As Bryan Walpert emailed me, ‘Launching with three is so much more fun than doing it on your own. That’s the way to go.’

All three HOOPLA 2015 poets were ecstatic when Bryan’s Native bird entered last week’s Nielsen Weekly Bestsellers List of New Zealand Fiction at number 9. There was much whooping and disbelief. Delight, too, that the list in question was fiction, and that Bryan’s poems were in good company with Vincent O’Sullivan’s selected poems at number one. Two poetry books and all those novels …
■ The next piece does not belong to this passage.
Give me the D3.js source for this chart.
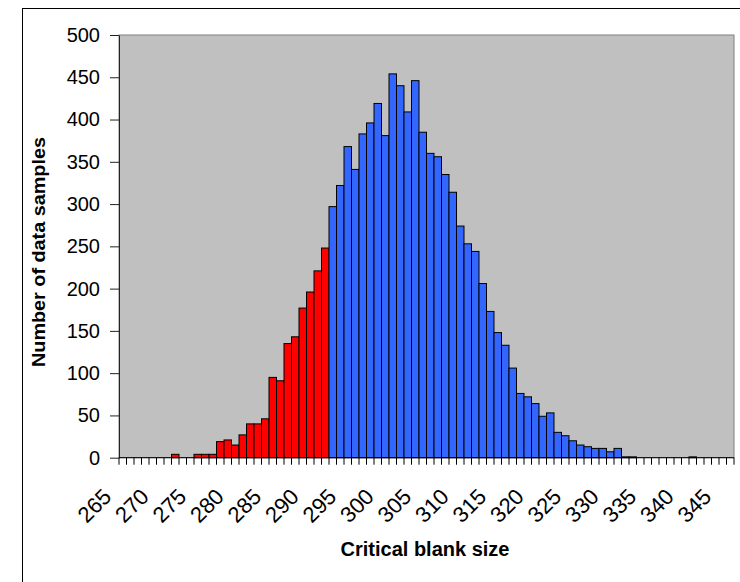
<!DOCTYPE html>
<html>
<head>
<meta charset="utf-8">
<script src="https://cdn.jsdelivr.net/npm/d3@7"></script>
<style>
  body { margin: 0; background: #fff; }
  text { font-family: Arial, "Liberation Sans", sans-serif; }
</style>
</head>
<body>
<div id="chart"></div>
<script>
// one bin per unit of blank size
const categories = [
  265, 266, 267, 268, 269, 270, 271, 272, 273, 274,
  275, 276, 277, 278, 279, 280, 281, 282, 283, 284,
  285, 286, 287, 288, 289, 290, 291, 292, 293, 294,
  295, 296, 297, 298, 299, 300, 301, 302, 303, 304,
  305, 306, 307, 308, 309, 310, 311, 312, 313, 314,
  315, 316, 317, 318, 319, 320, 321, 322, 323, 324,
  325, 326, 327, 328, 329, 330, 331, 332, 333, 334,
  335, 336, 337, 338, 339, 340, 341, 342, 343, 344,
  345, 346
]
const counts = [
  0, 0, 0, 0, 0, 0, 0, 4, 0, 0,
  4, 4, 4, 19, 21, 15, 27, 40, 40, 46,
  95, 91, 135, 143, 177, 196, 221, 248, 297, 322,
  368, 341, 383, 396, 419, 381, 454, 440, 409, 446,
  385, 360, 356, 335, 314, 274, 253, 244, 206, 173,
  148, 133, 106, 76, 72, 64, 49, 53, 30, 26,
  20, 15, 13, 11, 11, 7, 11, 1, 1, 0,
  0, 0, 0, 0, 0, 0, 1, 0, 0, 0,
  0, 0
]
// bins up to this size are drawn red, the rest blue
const redLimit = 292
const yTicks = [0, 50, 100, 150, 200, 250, 300, 350, 400, 450, 500]
const xLabels = [265, 270, 275, 280, 285, 290, 295, 300, 305, 310, 315, 320, 325, 330, 335, 340, 345]

const width = 740
const height = 582
const plot = { left: 119, right: 734, top: 35, bottom: 457.7 }

const svg = d3
  .select('#chart')
  .append('svg')
  .attr('width', width)
  .attr('height', height)
  .attr('viewBox', [0, 0, width, height])

// outer chart frame (runs past the window on right and bottom)
svg
  .append('rect')
  .attr('x', 22.5)
  .attr('y', 8.5)
  .attr('width', 760)
  .attr('height', 600)
  .attr('fill', '#fff')
  .attr('stroke', '#000')

const x = d3.scaleBand().domain(categories).range([plot.left, plot.right]).padding(0)
const y = d3.scaleLinear().domain([0, 500]).range([plot.bottom, plot.top])

svg
  .append('rect')
  .attr('x', plot.left)
  .attr('y', plot.top)
  .attr('width', plot.right - plot.left)
  .attr('height', plot.bottom - plot.top)
  .attr('fill', '#c0c0c0')
  .attr('stroke', '#808080')

const data = categories.map((c, i) => ({ c, n: counts[i] })).filter((d) => d.n > 0)

svg
  .append('g')
  .selectAll('rect')
  .data(data)
  .join('rect')
  .attr('x', (d) => x(d.c))
  .attr('y', (d) => y(d.n))
  .attr('width', x.bandwidth())
  .attr('height', (d) => y(0) - y(d.n))
  .attr('fill', (d) => (d.c <= redLimit ? '#ff0000' : '#3366ff'))
  .attr('stroke', '#000')
  .attr('stroke-width', 1)

// y axis
const yAxis = svg
  .append('g')
  .attr('transform', `translate(${plot.left}, 0)`)
  .call(d3.axisLeft(y).tickValues(yTicks).tickSize(9).tickSizeOuter(0).tickPadding(10))
yAxis.select('.domain').attr('stroke', '#222')
yAxis.selectAll('.tick line').attr('stroke', '#222')
yAxis.selectAll('.tick text').attr('font-size', 20).attr('fill', '#000')

// x axis: marks between bins, labels every fifth bin
const xAxis = svg.append('g')
xAxis
  .append('line')
  .attr('x1', plot.left)
  .attr('x2', plot.right)
  .attr('y1', plot.bottom)
  .attr('y2', plot.bottom)
  .attr('stroke', '#000')
xAxis
  .selectAll('.xtick')
  .data(categories.concat([null]))
  .join('line')
  .attr('class', 'xtick')
  .attr('x1', (d) => (d === null ? plot.right : x(d)))
  .attr('x2', (d) => (d === null ? plot.right : x(d)))
  .attr('y1', plot.bottom)
  .attr('y2', plot.bottom + 7)
  .attr('stroke', '#000')
xAxis
  .selectAll('.xlabel')
  .data(xLabels)
  .join('text')
  .attr('class', 'xlabel')
  .attr('transform', (d) => `translate(${x(d) + x.bandwidth() / 2 - 10}, 498) rotate(-45)`)
  .attr('text-anchor', 'end')
  .attr('font-size', 22)
  .text((d) => d)

svg
  .append('text')
  .attr('x', 425)
  .attr('y', 556)
  .attr('text-anchor', 'middle')
  .attr('font-size', 20)
  .attr('font-weight', 'bold')
  .text('Critical blank size')

svg
  .append('text')
  .attr('transform', 'translate(45, 252) rotate(-90)')
  .attr('text-anchor', 'middle')
  .attr('font-size', 18)
  .attr('font-weight', 'bold')
  .attr('textLength', 230)
  .attr('lengthAdjust', 'spacingAndGlyphs')
  .text('Number of data samples')
</script>
</body>
</html>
Then this week the news came through: Bryan’s book had moved up to number 6 on the the fiction Bestsellers List, Jennifer’s had entered the list at number 7, and – sheer gob-smacked astonishment – debut poet Carolyn McCurdie was … number one! Bryan alerted us all with a text. Carolyn declared herself incoherent with disbelief, the other two poets texted and Facebooked their congratulations and awe at all three HOOPLAs making the list. They were joined by a number of well-wishers from the poetry community.

There was a sense of everyone being deeply thrilled for HOOPLA, but it was more than that. With Essential New Zealand Poems: Facing the empty page also in the fiction line-up, it meant nearly half the Nielsen Fiction Bestsellers List was poetry. The consensus seems to be that above all else, this delightful news is a win for poetry in this country.

Poetry as a bestseller, mused Jennifer Compton online, back home in Melbourne, who would have thought?